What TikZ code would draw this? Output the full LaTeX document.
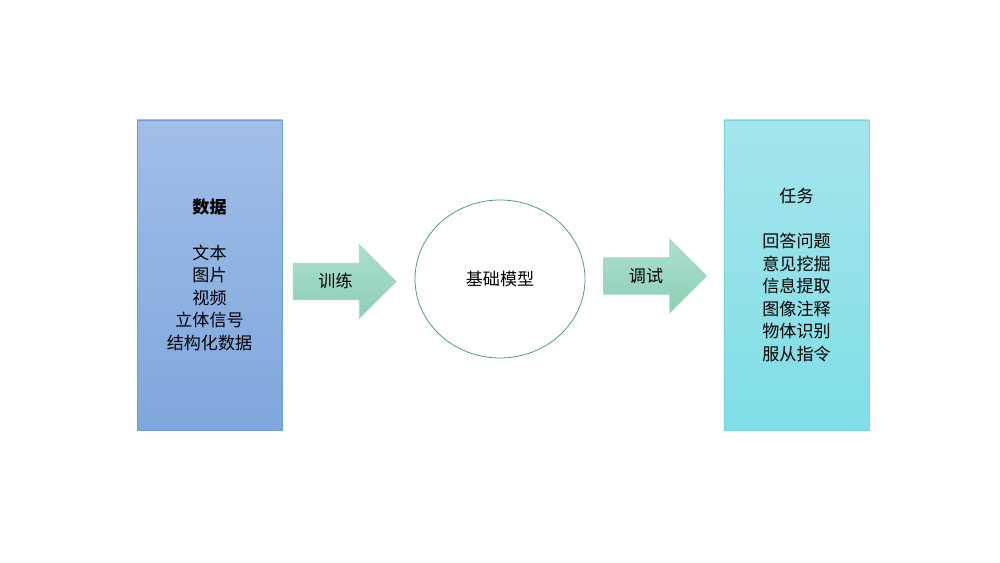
\documentclass[tikz,border=0pt]{standalone}
\usepackage{fontspec}
\usetikzlibrary{shapes.arrows,shapes.geometric}
\setmainfont{Noto Sans CJK SC}
\definecolor{datatop}{RGB}{161,190,232}
\definecolor{databot}{RGB}{126,167,221}
\definecolor{dataline}{RGB}{110,155,215}
\definecolor{tasktop}{RGB}{165,228,235}
\definecolor{taskbot}{RGB}{128,222,230}
\definecolor{taskline}{RGB}{120,215,226}
\definecolor{arrtop}{RGB}{172,224,207}
\definecolor{arrbot}{RGB}{140,206,180}
\definecolor{arrline}{RGB}{160,218,198}
\definecolor{modline}{RGB}{80,155,145}

\begin{document}
\begin{tikzpicture}[x=.75pt,y=.75pt,font=\fontsize{12.8}{16.9}\selectfont,
col/.style={draw,line width=.6pt,align=center,minimum width=108.75pt,minimum height=232.5pt},
flow/.style={single arrow,draw=arrline,line width=.5pt,top color=arrtop,bottom color=arrbot,
  inner xsep=4pt,inner ysep=0pt,text height=18.25pt,text depth=8.75pt,
  minimum width=54.75pt,single arrow head extend=13.9pt,minimum height=77.25pt,shape border rotate=0}]

\useasboundingbox(0,0)rectangle(1000,563);
\node[col,draw=dataline,top color=datatop,bottom color=databot](data)at(209.5,288){\textbf{数据}\\ \\文本\\图片\\视频\\立体信号\\结构化数据};
\node[col,draw=taskline,top color=tasktop,bottom color=taskbot](task)at(796.5,288){任务\\ \\回答问题\\意见挖掘\\信息提取\\图像注释\\物体识别\\服从指令};
\node[draw=modline,line width=.6pt,ellipse,minimum width=127.5pt,minimum height=118.5pt,fill=white](model)at(500,284){基础模型};
\node[flow](train)at(335.5,281.5){训练};
\node[flow](tune)at(646,287){调试};
\end{tikzpicture}
\end{document}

####################

→ **DIRECTIONS**
Print the complete listing exactly, apart from any pictures.

→ **ANSWER FOR THIS EXERCISE**
What TikZ code would draw this? Output the full LaTeX document.
\documentclass[tikz,border=0pt]{standalone}
\usepackage{fontspec}
\usetikzlibrary{shapes.arrows,shapes.geometric}
\setmainfont{Noto Sans CJK SC}
\definecolor{datatop}{RGB}{161,190,232}
\definecolor{databot}{RGB}{126,167,221}
\definecolor{dataline}{RGB}{110,155,215}
\definecolor{tasktop}{RGB}{165,228,235}
\definecolor{taskbot}{RGB}{128,222,230}
\definecolor{taskline}{RGB}{120,215,226}
\definecolor{arrtop}{RGB}{172,224,207}
\definecolor{arrbot}{RGB}{140,206,180}
\definecolor{arrline}{RGB}{160,218,198}
\definecolor{modline}{RGB}{80,155,145}

\begin{document}
\begin{tikzpicture}[x=.75pt,y=.75pt,font=\fontsize{12.8}{16.9}\selectfont,
col/.style={draw,line width=.6pt,align=center,minimum width=108.75pt,minimum height=232.5pt},
flow/.style={single arrow,draw=arrline,line width=.5pt,top color=arrtop,bottom color=arrbot,
  inner xsep=4pt,inner ysep=0pt,text height=18.25pt,text depth=8.75pt,
  minimum width=54.75pt,single arrow head extend=13.9pt,minimum height=77.25pt,shape border rotate=0}]

\useasboundingbox(0,0)rectangle(1000,563);
\node[col,draw=dataline,top color=datatop,bottom color=databot](data)at(209.5,288){\textbf{数据}\\ \\文本\\图片\\视频\\立体信号\\结构化数据};
\node[col,draw=taskline,top color=tasktop,bottom color=taskbot](task)at(796.5,288){任务\\ \\回答问题\\意见挖掘\\信息提取\\图像注释\\物体识别\\服从指令};
\node[draw=modline,line width=.6pt,ellipse,minimum width=127.5pt,minimum height=118.5pt,fill=white](model)at(500,284){基础模型};
\node[flow](train)at(335.5,281.5){训练};
\node[flow](tune)at(646,287){调试};
\end{tikzpicture}
\end{document}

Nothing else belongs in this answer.